Five Things You Should Read

November 13, 2017

Assessing financial similarity, the big theme of the Republican tax reform bill, and why GE board members could be on the chopping block.

GE Board on the Chopping Block?

Fox Business

With 18 members, GE’s board is the second largest among S&P 500 companies. CEO John Flannery, who replaced Immelt in August, isn’t ruling out a board shake-up, saying “The Board is big at 18 people. There's no doubt about that and that's one of the topics being discussed. So I would put it in the bucket of all things being examined right now.” GE is set to meet with investors on Monday.

Will There Be an AI C-Suite in the Future?


Though automation is indeed the future, companies always will need leadership, strategic thinking, judgment and experience -- all human traits. Soft skills are difficult to automate, humans prefer dealing with real people, and machines can't easily adapt.

The Risks of Financial Dissimilarity

McKinsey & Company

Executives often underestimate the difficulty of managing businesses with fundamentally different economic characteristics—including revenues, margins, capital intensity, and revenue growth.
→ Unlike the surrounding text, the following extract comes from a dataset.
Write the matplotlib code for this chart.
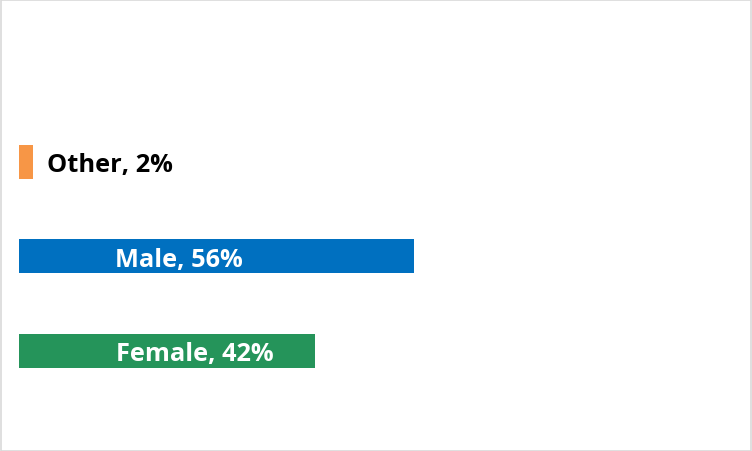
import matplotlib
matplotlib.use("Agg")
import matplotlib.pyplot as plt
from matplotlib.patches import Rectangle

categories = ["Female", "Male", "Other"]
values = [42, 56, 2]
colors = ["#25945A", "#0070C0", "#F79646"]
label_centers = [25.0, 22.7, None]  # in-bar label positions (None = outside end)

W, H = 752, 452
fig = plt.figure(figsize=(W / 100, H / 100), dpi=100)
ax = fig.add_axes([19 / W, 53.0 / H, 705 / W, 283.5 / H])
ax.barh(range(len(categories)), values, height=0.36, color=colors)
ax.set_xlim(0, 100)
ax.set_ylim(-0.5, 2.5)
ax.axis("off")

font = dict(family=["Open Sans", "DejaVu Sans"], fontweight="bold", fontsize=18.3)
for i, (c, v, lx) in enumerate(zip(categories, values, label_centers)):
    txt = f"{c}, {v}%"
    if lx is None:
        ax.text(v + 2, i, txt, ha="left", va="center_baseline", color="black", **font)
    else:
        ax.text(lx, i, txt, ha="center", va="center_baseline", color="white", **font)

fig.patches.append(Rectangle((0.5 / W, 0.5 / H), 1 - 1.5 / W, 1 - 1.5 / H,
                             transform=fig.transFigure, fill=False,
                             edgecolor="#D9D9D9", linewidth=1.2))
fig.savefig("out.png", dpi=100)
A recent survey showed that executives managing portfolios of financially similar businesses are 20 percent more likely than those managing financially dissimilar portfolios to describe themselves as more profitable and faster growing than their peers.
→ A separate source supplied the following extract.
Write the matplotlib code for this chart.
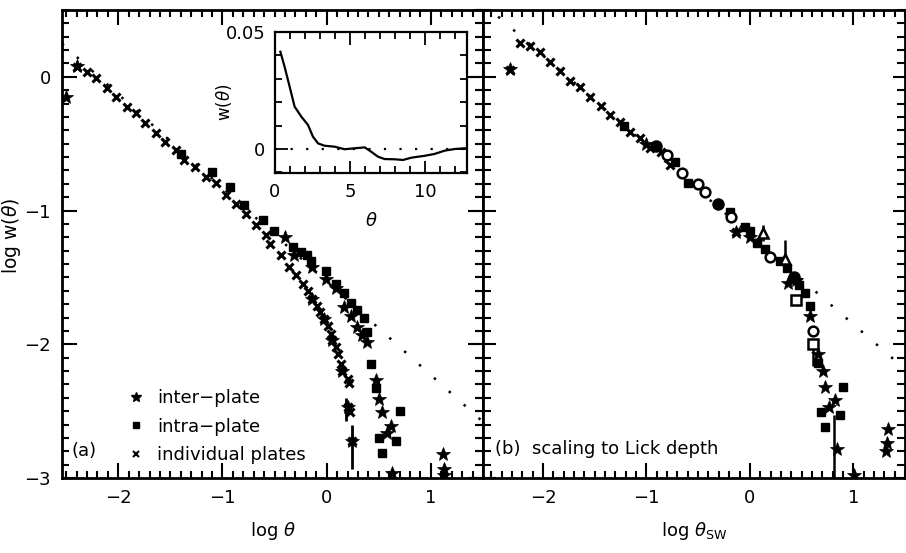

The Republican Tax Reform Bill: Simplicity is Key

Accounting Web

At the core of the bill is a dramatic reduction in business income tax, cutting corporate tax rates to a flat 20 percent from 35 percent. Likewise, the plan also calls for tax cuts on pass-through business income, taxing this income at a flat rate of just 25 percent. The plan also calls for a repeal of the Domestic Production Activities Deduction which incentivizes businesses who produce within the United States. However, tax credits like the Research and Development Credit would remain under the plan.
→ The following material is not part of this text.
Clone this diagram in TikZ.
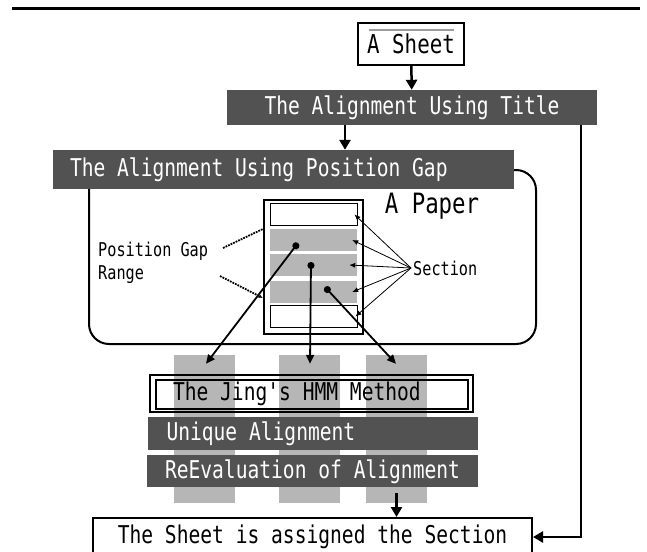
\documentclass[tikz,border=0pt]{standalone}
\usepackage{fontspec}
\usepackage{tikz}
\usetikzlibrary{arrows.meta,positioning}

\newfontfamily\gothic[FakeStretch=0.8,Ligatures=TeXOff,WordSpace={1,0,0}]{DejaVu Sans Mono}
\newcommand{\bigtxt}{\gothic\fontsize{24.5}{24.5}\selectfont}
\newcommand{\smalltxt}{\gothic\fontsize{19}{23}\selectfont}
\definecolor{bardark}{RGB}{82,82,82}
\definecolor{striplight}{RGB}{182,182,182}

\tikzset{
	lefttext/.style={execute at begin node={\hbox to #1\bgroup},execute at end node={\hfil\egroup}},
	darkbar/.style={fill=bardark,text=white,inner sep=0pt,font=\bigtxt},
	leftbar/.style={darkbar,inner xsep=19pt,lefttext=#1},
	column/.style={fill=striplight,minimum width=61pt,minimum height=148pt,inner sep=0pt},
	strip/.style={minimum width=87pt,minimum height=21.5pt,inner sep=0pt},
	whitestrip/.style={strip,draw,fill=white,line width=0.8pt},
	graystrip/.style={strip,fill=striplight},
	flowarrow/.style={line width=2.5pt,-{Triangle[length=10pt,width=11pt]}},
	dotarrow/.style={line width=1.8pt,{Circle[length=7pt]}-{Triangle[length=9pt,width=8pt]}},
	thinarrow/.style={line width=0.8pt,-{Latex[length=6pt,width=5pt]}},
	gapline/.style={line width=1.8pt,densely dotted}
}

\begin{document}
\begin{tikzpicture}[x=1pt,y=-1pt]
	\useasboundingbox (0,0) rectangle (647,551);
	\clip (0,0) rectangle (647,551);
	\draw[line width=2.2pt] (12,8.5) -- (640,8.5);

	% gray columns behind the method boxes
	\foreach \n/\x in {1/204.5,2/309.5,3/396.5}
		\node[column] (col\n) at (\x,429) {};

	% sheet and title step
	\node[draw,line width=2pt,minimum width=106pt,minimum height=42pt,inner sep=0pt,text depth=1pt,font=\gothic\fontsize{26}{26}\selectfont] (sheet) at (411,44) {A Sheet};
	\draw[striplight!85!black,line width=2pt] ([shift={(12,8)}]sheet.north west) -- ([shift={(-11,8)}]sheet.north east);
	\node[darkbar,minimum width=370pt,minimum height=35pt] (title) at (412,107.5) {The Alignment Using Title};

	% paper area
	\node[draw,line width=2pt,rounded corners=20pt,minimum width=447pt,minimum height=174pt] (area) at (312.5,257) {};
	\node[leftbar=427pt,inner xsep=17pt,minimum height=39pt] (pos) at (283.5,169.5) {The Alignment Using Position Gap};
	\node[font=\gothic\fontsize{28}{28}\selectfont] (papername) at (432,206) {A Paper};

	\node[draw,fill=white,line width=2.5pt,minimum width=99pt,minimum height=134pt] (paper) at (313.5,267) {};
	\foreach \n/\y/\s in {1/214.5/whitestrip,2/240/graystrip,3/265/graystrip,4/292/graystrip,5/316.5/whitestrip}
		\node[\s] (s\n) at (313.5,\y) {};

	\node[font=\smalltxt,anchor=west,inner sep=2pt] (section) at (411,268) {Section};
	\foreach \n/\dx in {1/-3,2/-5,3/-8,4/-5,5/-2}
		\draw[thinarrow] (section.west) -- ([xshift=\dx pt]s\n.east);

	\node[font=\smalltxt,anchor=west,align=left,inner sep=2pt] (gaplabel) at (96,262.5) {Position Gap\\Range};
	\coordinate (g1) at (223,248);
	\coordinate (g2) at (220,276);
	\draw[gapline] (g1) -- (paper.west |- s2.north);
	\draw[gapline,-{Latex[length=4pt,width=4pt]}] (g2) -- ([yshift=5pt]paper.west |- s4.south);

	% method boxes
	\node[draw,line width=1.8pt,inner xsep=23pt,lefttext=277pt,minimum height=37pt,font=\bigtxt] (jing) at (311.5,393.5) {The Jing's HMM Method};
	\draw[line width=1.8pt] ([shift={(7,6)}]jing.north west) rectangle ([shift={(-6,-4)}]jing.south east);
	\node[leftbar=292pt,minimum height=33pt] (unique) at (312.5,433.5) {Unique Alignment};
	\node[leftbar=295pt,inner xsep=18pt,minimum height=32pt,below=5pt of unique] (reeval) {ReEvaluation of Alignment};

	\node[draw,fill=white,line width=2pt,minimum width=439pt,minimum height=38pt,inner sep=0pt,font=\bigtxt] (final) at (312.5,537) {The Sheet is assigned the Section};

	% sections to methods
	\coordinate (d1) at (298,243);
	\coordinate (d2) at (311,262);
	\coordinate (d3) at (325,287);
	\foreach \n/\dx in {1/1.5,2/0.5,3/-0.5}
		\draw[dotarrow] (d\n) -- ([xshift=\dx pt,yshift=-9pt]col\n.north);

	% main flow
	\coordinate (t2p) at (345,125);
	\draw[flowarrow] (sheet) -- (title);
	\draw[flowarrow] (t2p) -- (t2p |- pos.north);
	\draw[flowarrow] ([xshift=-16pt]title.south east) |- (final.east);
	\draw[flowarrow] ([yshift=10pt]col3.south) -- (col3 |- final.north);
\end{tikzpicture}
\end{document}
How to Evaluate Success Without Bias


When our brains encounter a difficult question like, “How well is my company doing?,” they use shortcuts to estimate the answer, called heuristics. "Availability heuristic" causes us to reach into our memories and pull out examples of good things and bad things that have happened recently when asked how well things are going. To avoid this bias, the most effective thing to do is to use data to replace our brain’s automatic reactions.